From the entries below, list each line with "that".

Information supplied
┄┄┄┄┄┄┄┄┄┄

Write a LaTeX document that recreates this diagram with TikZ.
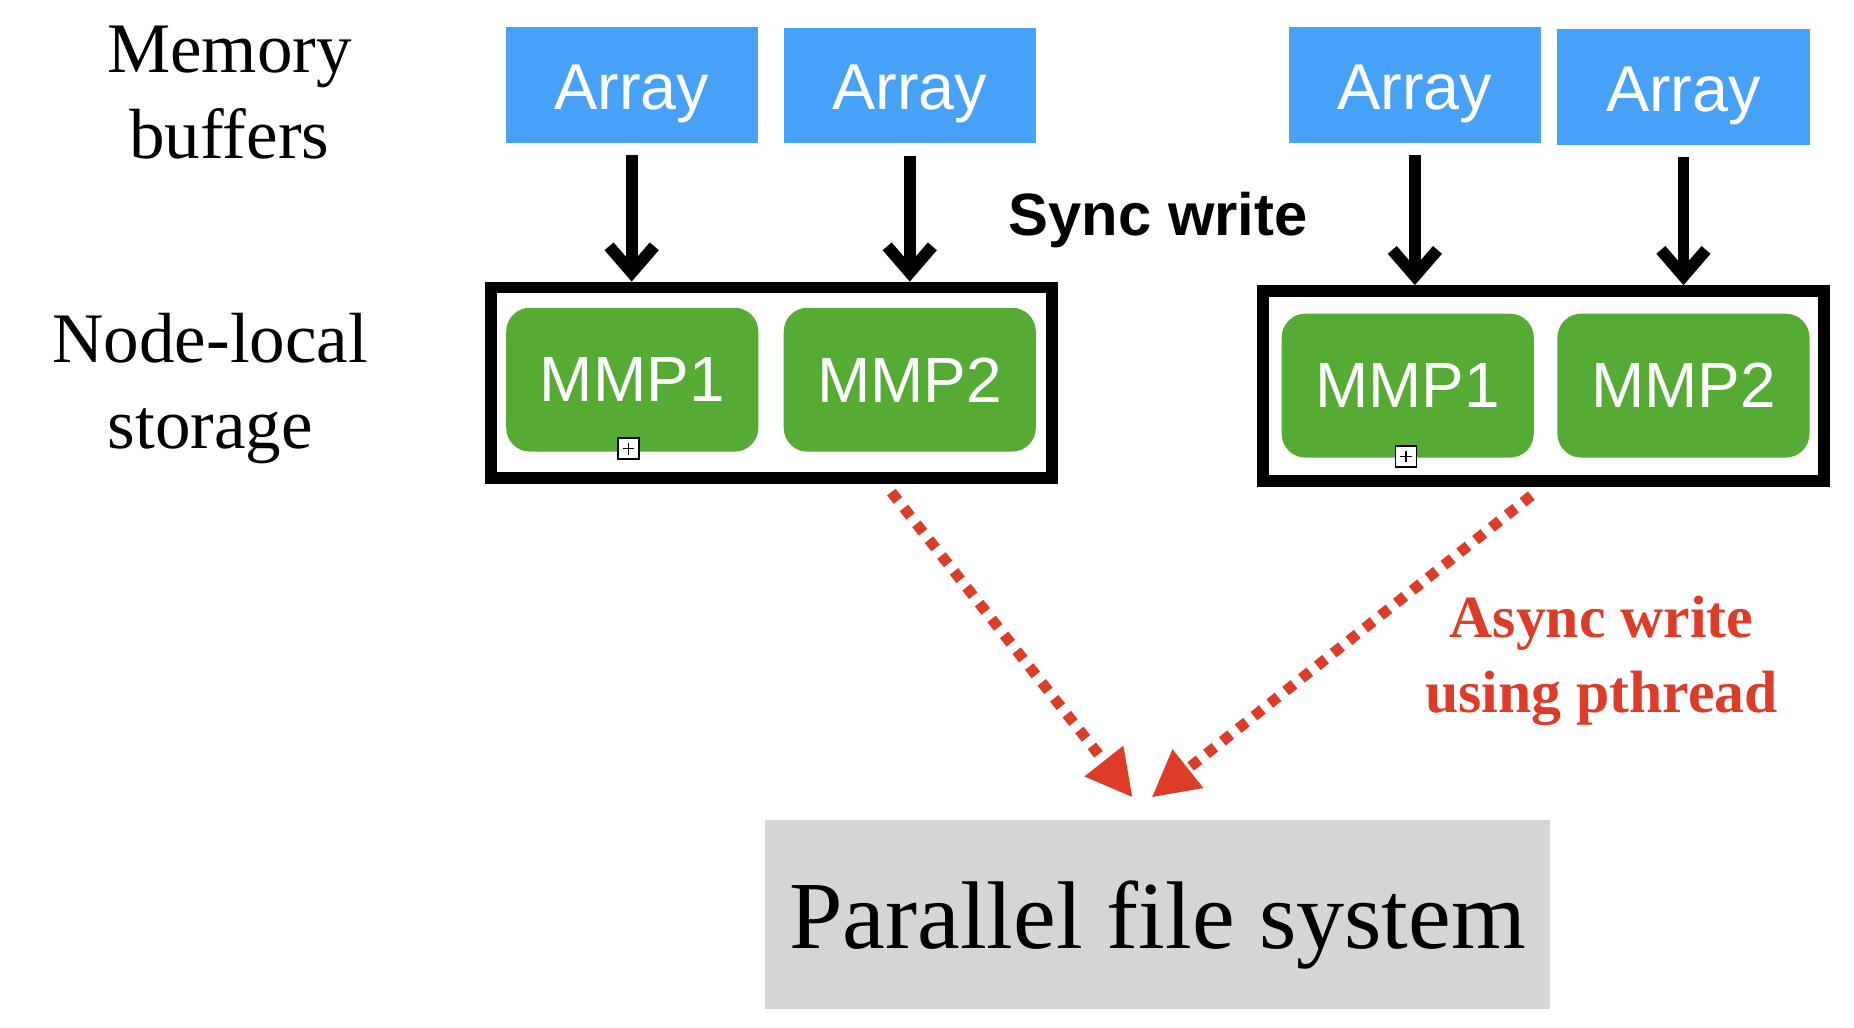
\documentclass[tikz,border=0pt]{standalone}
\usepackage{fontspec}
\setmainfont{Liberation Serif}
\setsansfont{Liberation Sans}
\usetikzlibrary{arrows.meta, calc}
\definecolor{arrblue}{HTML}{47A2F7}
\definecolor{mmpgreen}{HTML}{55AB34}
\definecolor{asyncred}{HTML}{DC3C28}
\definecolor{pfsgray}{HTML}{D5D5D5}

\begin{document}
\begin{tikzpicture}[x=0.01cm, y=-0.01cm,
    arr/.style={fill=arrblue, text=white, minimum width=2.12cm, minimum height=0.97cm, inner sep=0pt,
        text height=11.7pt, text depth=0pt, font=\sffamily\fontsize{15.5}{18}\selectfont},
    mmp/.style={fill=mmpgreen, text=white, rounded corners=0.2cm, minimum width=2.12cm, minimum height=1.21cm,
        inner sep=0pt, font=\sffamily\fontsize{15.3}{18}\selectfont},
    lstore/.style={draw, line width=0.1cm, minimum width=4.72cm, minimum height=1.6cm, inner sep=0pt},
    rowname/.style={align=center, font=\fontsize{17}{20.6}\selectfont},
    plusbox/.style={draw, fill=white, line width=0.014cm, minimum size=0.177cm, inner sep=0pt,
        path picture={
            \draw[line width=0.012cm] ($(path picture bounding box.north)+(0,4)$) -- ($(path picture bounding box.south)+(0,-4)$);
            \draw[line width=0.012cm] ($(path picture bounding box.west)+(4,0)$) -- ($(path picture bounding box.east)+(-4,0)$);
        }},
    swrite/.style={line width=0.1cm, -{Straight Barb[length=0.22cm,width=0.38cm]}, shorten <=0.1cm},
    awrite/.style={draw=asyncred, line width=0.09cm, dash pattern=on 0.09cm off 0.08cm,
        -{Triangle[length=0.39cm,width=0.39cm]}}
]
    \useasboundingbox (0,0) rectangle (1560,865);

    \node (M) [rowname] at (193,78) {Memory\\buffers};
    \node (N) [rowname] at (177,327) {Node-local\\storage};

    \node (a1) [arr] at (531.5,71.5) {Array};
    \node (a2) [arr] at (765.5,72) {Array};
    \node (a3) [arr] at (1190.5,71.5) {Array};
    \node (a4) [arr] at (1416.5,73.2) {Array};

    \node (b1) [lstore] at (649,322) {};
    \node (b2) [lstore] at (1298.5,325) {};

    \node (m1) [mmp] at (532,319.5) {MMP1};
    \node (m2) [mmp] at (765.5,319.5) {MMP2};
    \node (m3) [mmp] at (1184.5,324.5) {MMP1};
    \node (m4) [mmp] at (1416.5,324.5) {MMP2};

    \node (p1) [plusbox] at (529,377.6) {};
    \node (p2) [plusbox] at (1183,384) {};

    \node (sync) [anchor=base, font=\sffamily\bfseries\fontsize{14.3}{17}\selectfont] at (974.5,198) {Sync write};
    \node (async) [align=center, text=asyncred, font=\bfseries\fontsize{14.3}{17.9}\selectfont] at (1347.5,556) {Async write\\using pthread};

    \node (pfs) [fill=pfsgray, minimum width=6.6cm, minimum height=1.59cm, inner sep=0pt,
        text height=21.4pt, text depth=5pt, font=\fontsize{23}{27}\selectfont] at (974,769.5) {Parallel file system};

    \coordinate (tl) at (953,671);
    \coordinate (tr) at (969,671);

    \draw[swrite] (a1) -- (a1 |- b1.north);
    \draw[swrite] (a2) -- (a2 |- b1.north);
    \draw[swrite] (a3) -- (a3 |- b2.north);
    \draw[swrite] (a4) -- (a4 |- b2.north);

    \draw[awrite] ($(b1.south)+(101,7)$) -- (tl);
    \draw[awrite] ($(b2.south)+(-10,7)$) -- (tr);
\end{tikzpicture}
\end{document}
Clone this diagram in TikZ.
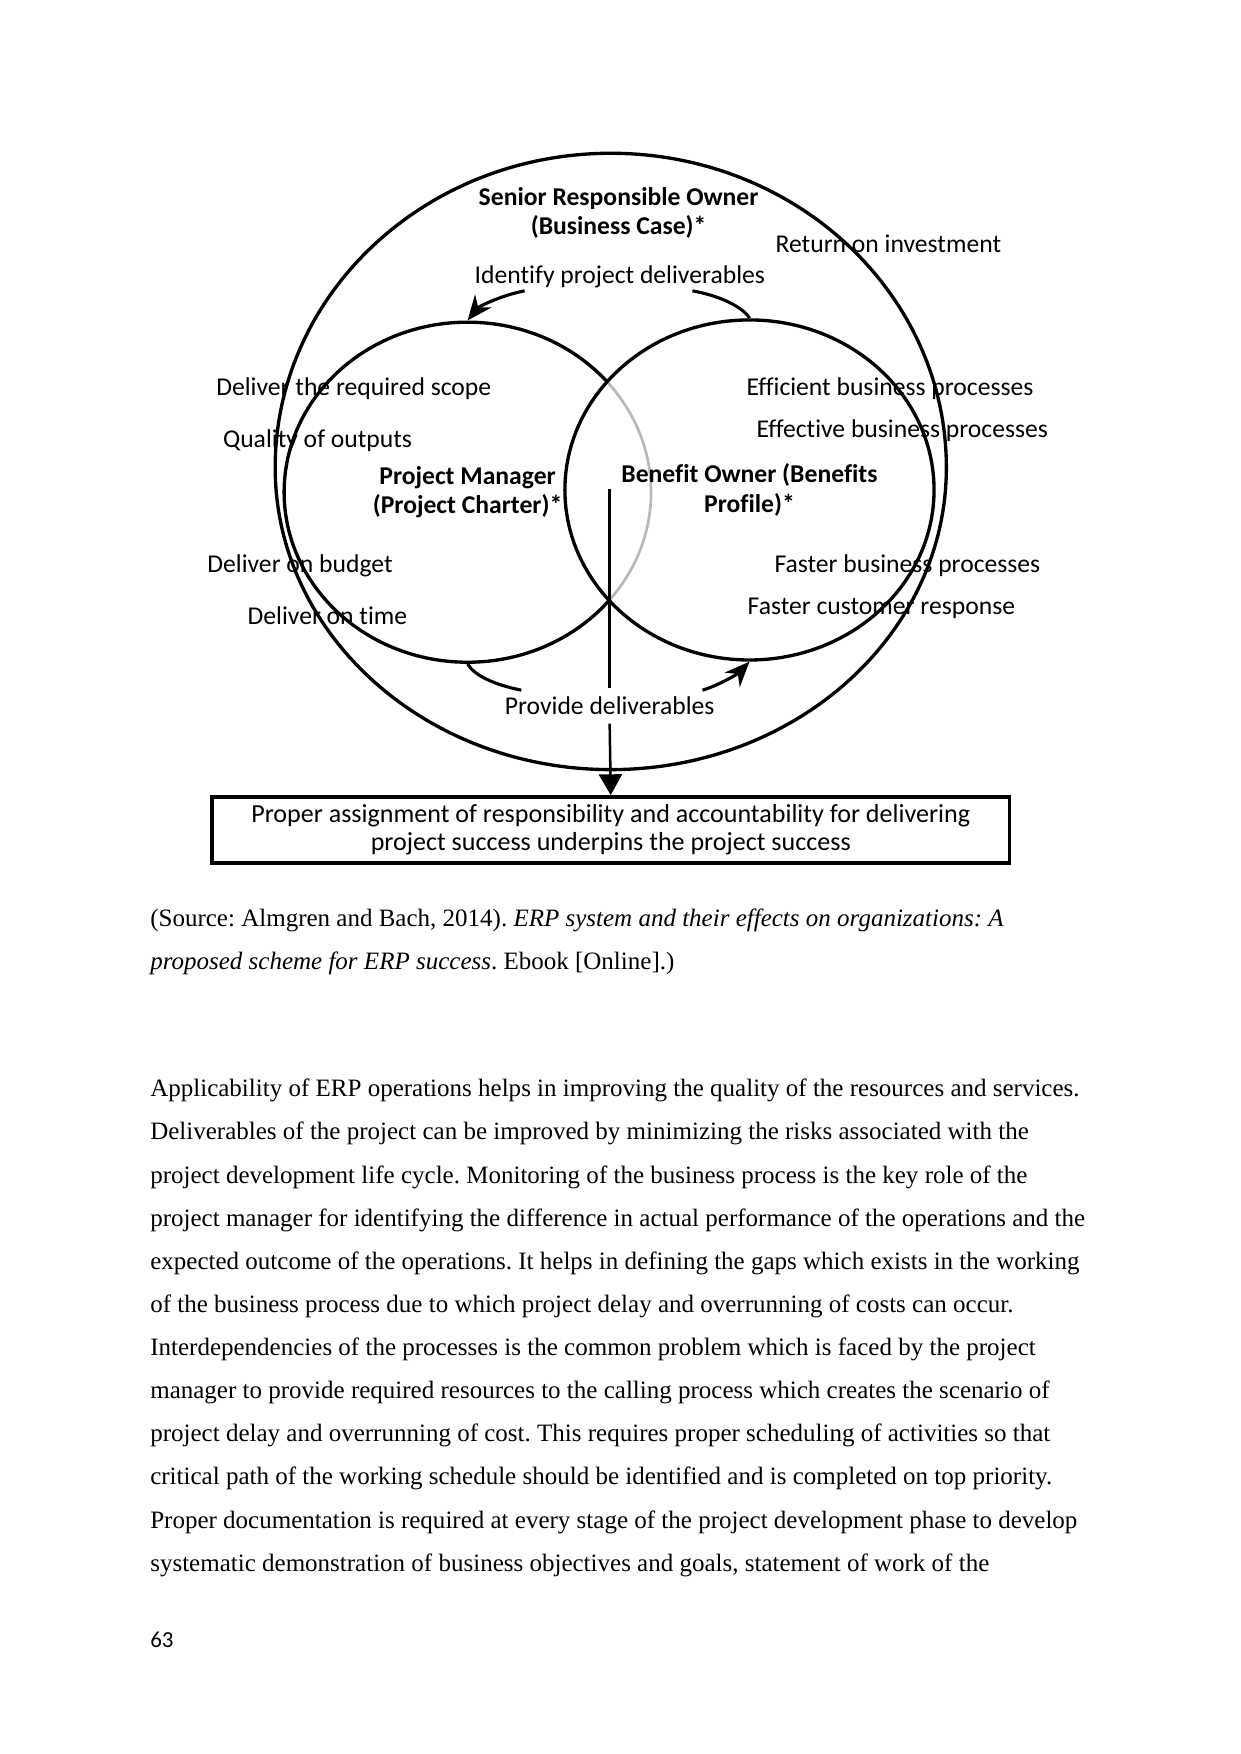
\documentclass[tikz,border=0pt]{standalone}
\usepackage{fontspec}
\setmainfont{Liberation Serif}
\newfontfamily\figfont[Ligatures=NoCommon]{Carlito}
\usetikzlibrary{arrows.meta, positioning, shapes.geometric}
\newcommand{\upx}{0.53677pt}
\frenchspacing
\tikzset{
  rolecirc/.style={ellipse, draw=black, line width=1.6pt, inner sep=0pt, align=center,
                   font=\figfont\bfseries\fontsize{12.3}{14}\selectfont},
  lbl/.style={anchor=west, inner sep=0pt, font=\figfont\fontsize{12.3}{14}\selectfont},
  rolehead/.style={align=center, inner sep=0pt, font=\figfont\bfseries\fontsize{12.3}{14}\selectfont},
  bodytext/.style={anchor=west, inner sep=0pt, font=\fontsize{12}{14}\selectfont},
  arrowline/.style={-{Stealth[length=12pt, width=10pt]}, line width=1.5pt},
  curveline/.style={line width=1.5pt},
  resbox/.style={rectangle, draw=black, line width=1.8pt, fill=white, align=center,
                 minimum width=713*\upx, minimum height=59*\upx,
                 font=\figfont\fontsize{12.5}{13.5}\selectfont},
}
\begin{document}
\begin{tikzpicture}[x=\upx, y=-\upx]
\useasboundingbox (0,0) rectangle (1109,1568);
% outer owner egg
\draw[line width=1.6pt] (846,418) arc[start angle=0, end angle=-180, x radius=300*\upx, y radius=270*\upx]
  arc[start angle=180, end angle=0, x radius=300*\upx, y radius=281*\upx];
\node[rolehead] (sro) at (553,190) {Senior Responsible Owner\\(Business Case)*};
\node[lbl] (roi) at (693,218) {Return on investment};
\node[lbl] (idn) at (424,247) {Identify project deliverables};
% outcome labels
\node[lbl] (scope) at (193,347) {Deliver the required scope};
\node[lbl] (qual) at (199,394) {Quality of outputs};
\node[lbl] (budget) at (185,506) {Deliver on budget};
\node[lbl] (time) at (221,550) {Deliver on time};
\node[lbl] (eff1) at (667,347) {Efficient business processes};
\node[lbl] (eff2) at (676,385) {Effective business processes};
\node[lbl] (fast1) at (692,506) {Faster business processes};
\node[lbl] (fast2) at (668,544) {Faster customer response};
% two role circles
\node[rolecirc, minimum width=328*\upx, minimum height=304*\upx] (pm) at (418,440)
  {Project Manager\\(Project Charter)*};
\coordinate (boc) at (670,438);
\begin{scope}
  \clip (boc) ellipse [x radius=165*\upx, y radius=152*\upx];
  \draw[white, line width=2.6pt] (pm.center) ellipse [x radius=164*\upx, y radius=152*\upx];
  \draw[gray!55, line width=1.3pt] (pm.center) ellipse [x radius=164*\upx, y radius=152*\upx];
\end{scope}
\node[rolecirc, minimum width=330*\upx, minimum height=304*\upx] (bo) at (boc)
  {Benefit Owner (Benefits\\Profile)*};
% deliverable flows
\coordinate (idl) at (469,260);
\coordinate (idr) at (619,260);
\coordinate (pdl) at (466,617);
\coordinate (pdr) at (628,617);
\draw[arrowline] (idl) .. controls (448,264) and (428,274) .. (pm.north);
\draw[curveline] (idr) .. controls (642,264) and (664,274) .. (bo.north);
\draw[curveline] (pm.south) .. controls (424,604) and (442,612) .. (pdl);
\draw[arrowline] (pdr) .. controls (644,612) and (660,602) .. (bo.south);
\node[lbl, anchor=center, inner sep=4pt] (pd) at (545,631) {Provide deliverables};
\node[resbox] (res) at (546,742)
  {Proper assignment of responsibility and accountability for delivering\\project success underpins the project success};
\coordinate (vtop) at (545,437);
\draw[line width=1.2pt] (vtop) -- (pd.north);
\draw[line width=1.2pt, -{Triangle[length=10pt, width=11pt]}] (pd.south) -- (res.north);
% caption and page text
\node[bodytext] (src1) at (134,823) {(Source: Almgren and Bach, 2014). \textit{ERP system and their effects on organizations: A}};
\node[bodytext] (src2) at (134,861) {\textit{proposed scheme for ERP success}. Ebook [Online].)};
\foreach \ln [count=\i from 0] in {
  {Applicability of ERP operations helps in improving the quality of the resources and services.},
  {Deliverables of the project can be improved by minimizing the risks associated with the},
  {project development life cycle. Monitoring of the business process is the key role of the},
  {project manager for identifying the difference in actual performance of the operations and the},
  {expected outcome of the operations. It helps in defining the gaps which exists in the working},
  {of the business process due to which project delay and overrunning of costs can occur.},
  {Interdependencies of the processes is the common problem which is faced by the project},
  {manager to provide required resources to the calling process which creates the scenario of},
  {project delay and overrunning of cost. This requires proper scheduling of activities so that},
  {critical path of the working schedule should be identified and is completed on top priority.},
  {Proper documentation is required at every stage of the project development phase to develop},
  {systematic demonstration of business objectives and goals, statement of work of the}}
  \node[bodytext] (line\i) at (134,975+38.55*\i) {\ln};
\node[lbl, font=\figfont\fontsize{11}{13}\selectfont] (pgno) at (134,1466) {63};
\end{tikzpicture}
\end{document}
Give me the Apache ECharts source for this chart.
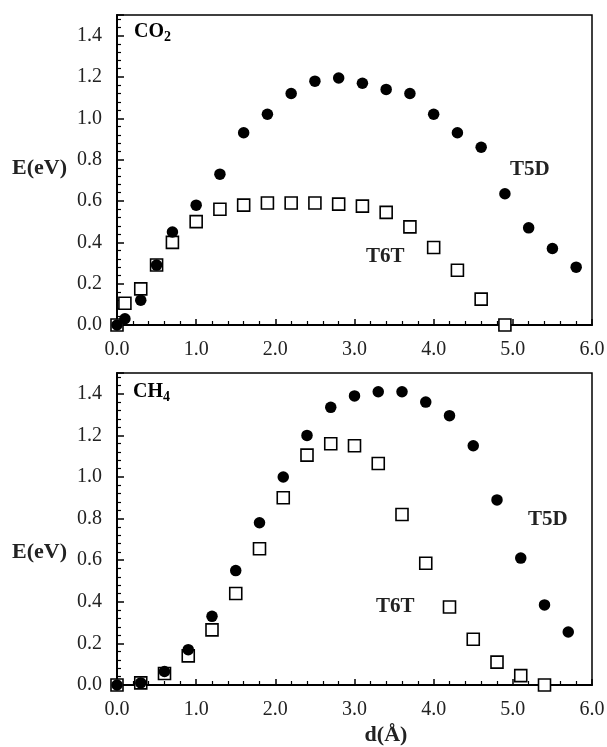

┄┄┄┄┄┄┄┄┄┄

Answer
Write a LaTeX document that recreates this diagram with TikZ.
  {project delay and overrunning of cost. This requires proper scheduling of activities so that},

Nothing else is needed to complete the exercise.